WHAT THE TASK REQUIRES - Leave out the pictures, then reproduce the rest of the material exactly.

SOURCE DATA -

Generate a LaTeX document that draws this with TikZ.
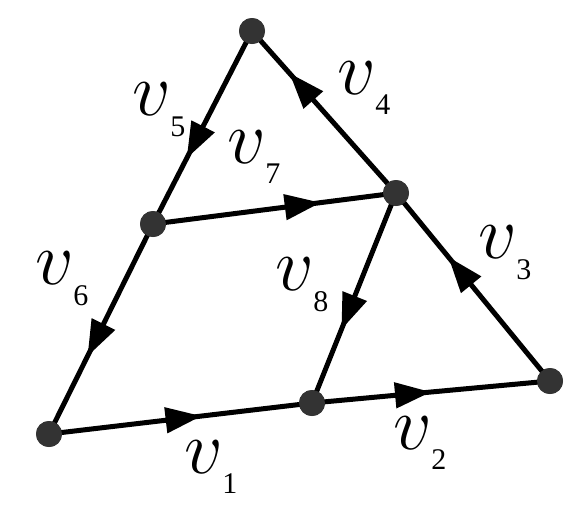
\RequirePackage{fix-cm}
\documentclass[tikz,border=0pt]{standalone}
\usepackage{fontspec}
\setmainfont{Liberation Serif}
\usetikzlibrary{arrows.meta,decorations.markings,calc}
\newcommand\vlab[1]{$v$\rlap{\kern-1pt\raisebox{-20.5pt}{\fontsize{30}{30}\selectfont\upshape #1}}}
\begin{document}
\begin{tikzpicture}[x=1pt,y=-1pt,
  vert/.style={circle,fill=black!80,inner sep=0pt,minimum size=26pt},
  edge/.style={line width=5pt,black,
    postaction={decorate,decoration={markings,
      mark=at position #1 with {\arrow{Triangle[length=36pt,width=25pt]}}}}},
  lab/.style={inner sep=0pt,font=\fontsize{76}{76}\selectfont}]
\useasboundingbox (0,0) rectangle (581,507);
\node[vert] (T) at (252,31) {};
\node[vert] (ML) at (153,224) {};
\node[vert] (MR) at (396,193) {};
\node[vert] (BL) at (49,434) {};
\node[vert] (BM) at (312,403) {};
\node[vert] (BR) at (550,381) {};
\draw[edge=0.66] (T.center) -- (ML.center);
\draw[edge=0.63] (ML.center) -- (BL.center);
\draw[edge=0.58] (BL.center) -- (BM.center);
\draw[edge=0.5] (BM.center) -- (BR.center);
\draw[edge=0.66] (BR.center) -- (MR.center);
\draw[edge=0.74] (MR.center) -- (T.center);
\draw[edge=0.69] (ML.center) -- (MR.center);
\draw[edge=0.65] (MR.center) -- (BM.center);
\foreach \n in {T,ML,MR,BL,BM,BR} \node[vert] at (\n) {};
\node[lab] (l5) at (152,110) {\vlab{5}};
\node[lab] (l4) at (357,88) {\vlab{4}};
\node[lab] (l7) at (247,157) {\vlab{7}};
\node[lab] (l6) at (55,279) {\vlab{6}};
\node[lab] (l1) at (204,467) {\vlab{1}};
\node[lab] (l8) at (295,285) {\vlab{8}};
\node[lab] (l3) at (498,253) {\vlab{3}};
\node[lab] (l2) at (413,443) {\vlab{2}};
\end{tikzpicture}
\end{document}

WORKED SOLUTION -
Generate a LaTeX document that draws this with TikZ.
\RequirePackage{fix-cm}
\documentclass[tikz,border=0pt]{standalone}
\usepackage{fontspec}
\setmainfont{Liberation Serif}
\usetikzlibrary{arrows.meta,decorations.markings,calc}
\newcommand\vlab[1]{$v$\rlap{\kern-1pt\raisebox{-20.5pt}{\fontsize{30}{30}\selectfont\upshape #1}}}
\begin{document}
\begin{tikzpicture}[x=1pt,y=-1pt,
  vert/.style={circle,fill=black!80,inner sep=0pt,minimum size=26pt},
  edge/.style={line width=5pt,black,
    postaction={decorate,decoration={markings,
      mark=at position #1 with {\arrow{Triangle[length=36pt,width=25pt]}}}}},
  lab/.style={inner sep=0pt,font=\fontsize{76}{76}\selectfont}]
\useasboundingbox (0,0) rectangle (581,507);
\node[vert] (T) at (252,31) {};
\node[vert] (ML) at (153,224) {};
\node[vert] (MR) at (396,193) {};
\node[vert] (BL) at (49,434) {};
\node[vert] (BM) at (312,403) {};
\node[vert] (BR) at (550,381) {};
\draw[edge=0.66] (T.center) -- (ML.center);
\draw[edge=0.63] (ML.center) -- (BL.center);
\draw[edge=0.58] (BL.center) -- (BM.center);
\draw[edge=0.5] (BM.center) -- (BR.center);
\draw[edge=0.66] (BR.center) -- (MR.center);
\draw[edge=0.74] (MR.center) -- (T.center);
\draw[edge=0.69] (ML.center) -- (MR.center);
\draw[edge=0.65] (MR.center) -- (BM.center);
\foreach \n in {T,ML,MR,BL,BM,BR} \node[vert] at (\n) {};
\node[lab] (l5) at (152,110) {\vlab{5}};
\node[lab] (l4) at (357,88) {\vlab{4}};
\node[lab] (l7) at (247,157) {\vlab{7}};
\node[lab] (l6) at (55,279) {\vlab{6}};
\node[lab] (l1) at (204,467) {\vlab{1}};
\node[lab] (l8) at (295,285) {\vlab{8}};
\node[lab] (l3) at (498,253) {\vlab{3}};
\node[lab] (l2) at (413,443) {\vlab{2}};
\end{tikzpicture}
\end{document}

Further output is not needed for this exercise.